Европейская мысль 19-го столетия сознательно поставила себя в эти рамки и сделала это с такой твердостью и уверенностью, определенностью, что внушила покорность даже своевольным жрецам Аполлона. Выработалась своеобразная эстетическая теория, в силу которой даже задача художественной деятельности уже сводилась не к тому, чтобы изображать живого человека, а к тому, чтобы рисовать типы. Эта теория, между прочим, до сих пор не потеряла своего кредита — большинство современных критиков, обсуждая художественное произведение, прежде всего ставят этот праздный, ненужный вопрос: насколько типичны, т.е. широко распространены изображенные автором герои. Ибо, если автор заинтересовался не типом, а единичным человеком, всего только одним человеком и его судьбой, то какое значение может иметь такое произведение для общества?
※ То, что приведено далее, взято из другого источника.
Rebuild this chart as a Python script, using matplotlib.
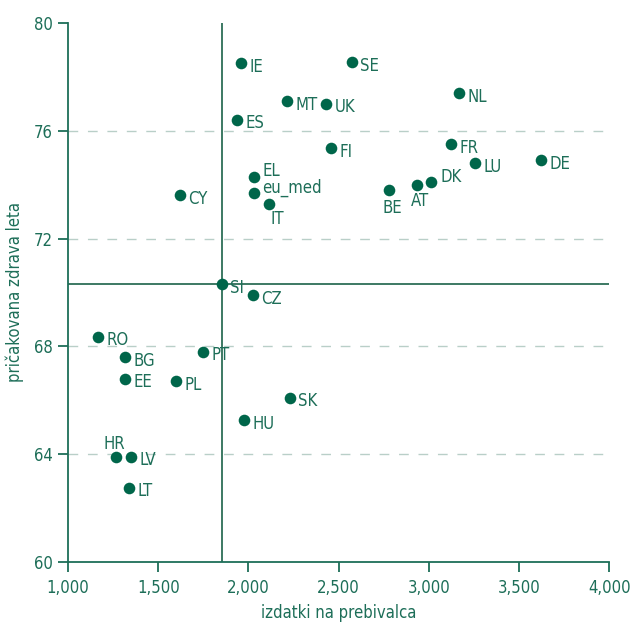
import matplotlib.pyplot as plt
from matplotlib import font_manager
from matplotlib.ticker import FuncFormatter

# condensed face to get close to the narrow font of the original
names = {f.name for f in font_manager.fontManager.ttflist}
fam = 'Liberation Sans Narrow' if 'Liberation Sans Narrow' in names else 'DejaVu Sans'
plt.rcParams['font.family'] = [fam, 'DejaVu Sans']
plt.rcParams['font.stretch'] = 'condensed'

countries = ['IE', 'SE', 'NL', 'MT', 'UK', 'ES', 'FR', 'FI', 'LU', 'DE', 'EL', 'DK', 'AT', 'BE',
             'eu_med', 'CY', 'IT', 'SI', 'CZ', 'RO', 'BG', 'PT', 'EE', 'PL', 'SK', 'HU', 'HR', 'LV', 'LT']
spending = [1959, 2575, 3168, 2215, 2431, 1937, 3124, 2459, 3257, 3623, 2032, 3013, 2936, 2780,
            2032, 1621, 2115, 1854, 2026, 1166, 1316, 1749, 1316, 1599, 2231, 1976, 1266, 1349, 1338]
healthy_years = [78.5, 78.55, 77.4, 77.1, 77.0, 76.4, 75.5, 75.35, 74.8, 74.9, 74.3, 74.1, 74.0, 73.8,
                 73.7, 73.6, 73.3, 70.3, 69.9, 68.35, 67.6, 67.8, 66.8, 66.7, 66.1, 65.25, 63.9, 63.9, 62.75]
median_x = 1854
median_y = 70.3

# label offsets (points) for the ones not placed to the right
offsets = {'EL': (6, 4, 'left'), 'eu_med': (6, 3.5, 'left'), 'IT': (6, -11, 'center'),
           'BE': (2, -13, 'center'), 'AT': (2, -12, 'center'), 'DK': (7, 3.5, 'left'),
           'HR': (-1, 9, 'center')}

green = '#00664a'
txt = '#1d6e58'

fig = plt.figure(figsize=(6.3, 6.22), dpi=100)
ax = fig.add_axes([0.108, 0.0965, 0.859, 0.8665])

ax.scatter(spending, healthy_years, s=70, color=green, zorder=3, linewidths=0)
for c, x, y in zip(countries, spending, healthy_years):
    dx, dy, ha = offsets.get(c, (6, -2.5, 'left'))
    ax.annotate(c, (x, y), xytext=(dx, dy), textcoords='offset points', ha=ha, va='center',
                fontsize=12, color=txt)

ax.axvline(median_x, color='#2d6e57', lw=1.3, zorder=2)
ax.axhline(median_y, color='#2d6e57', lw=1.3, zorder=2)

ax.set_xlim(1000, 4000)
ax.set_ylim(60, 80)
ax.set_xticks([1000, 1500, 2000, 2500, 3000, 3500, 4000])
ax.set_yticks([60, 64, 68, 72, 76, 80])
ax.xaxis.set_major_formatter(FuncFormatter(lambda v, p: f'{int(v):,}'))
for y in [64, 68, 72, 76]:
    ax.axhline(y, color='#b9cfc8', lw=1, ls=(0, (7, 7)), zorder=1)

for s in ['top', 'right']:
    ax.spines[s].set_visible(False)
for s in ['left', 'bottom']:
    ax.spines[s].set_color('#1d6e58')
    ax.spines[s].set_linewidth(1.3)
ax.tick_params(colors='#1d6e58', labelcolor=txt, labelsize=12, length=7, width=1.3)
ax.tick_params(axis='y', pad=4)
ax.tick_params(axis='x', pad=5)

ax.set_xlabel('izdatki na prebivalca', color=txt, fontsize=12, labelpad=5)
ax.set_ylabel('pričakovana zdrava leta', color=txt, fontsize=12, labelpad=7)

fig.savefig('out.png', dpi=100)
Оно может оказаться не только полезным, но прямо вредным, приковывая наше внимание к личным нуждам, вместо того, чтобы направлять его на широкие общественные задачи. Как известно, литературные критики всегда стремились "обезвредить" художественное произведение и, нужно отдать справедливость, проявляли в этом почтенном деле много искусства. Как бы опасно не было художественное произведение — после того, как оно побывало в руках критика и получило надлежащее истолкование, можно быть спокойным: оно не смутит уже никого. Ибо все, что в нем было загадочного и проблематического, уже получило свое объяснение. Теория типов, равно как одновременно с ней развившаяся теория общественных задач и т.п. легко справлялась с самыми трудными вопросами, переводя их в отвлеченные области. Обыкновенные слова, переходя в отвлеченности, теряют свое настоящее значение. Под мундиром всякий человек только солдат, в понятии всякое жизненное событие — только категория. Вот почему Гамлета — человека объяснить нелегко, почти невозможно, а Гамлет, как тип, так прост и понятен.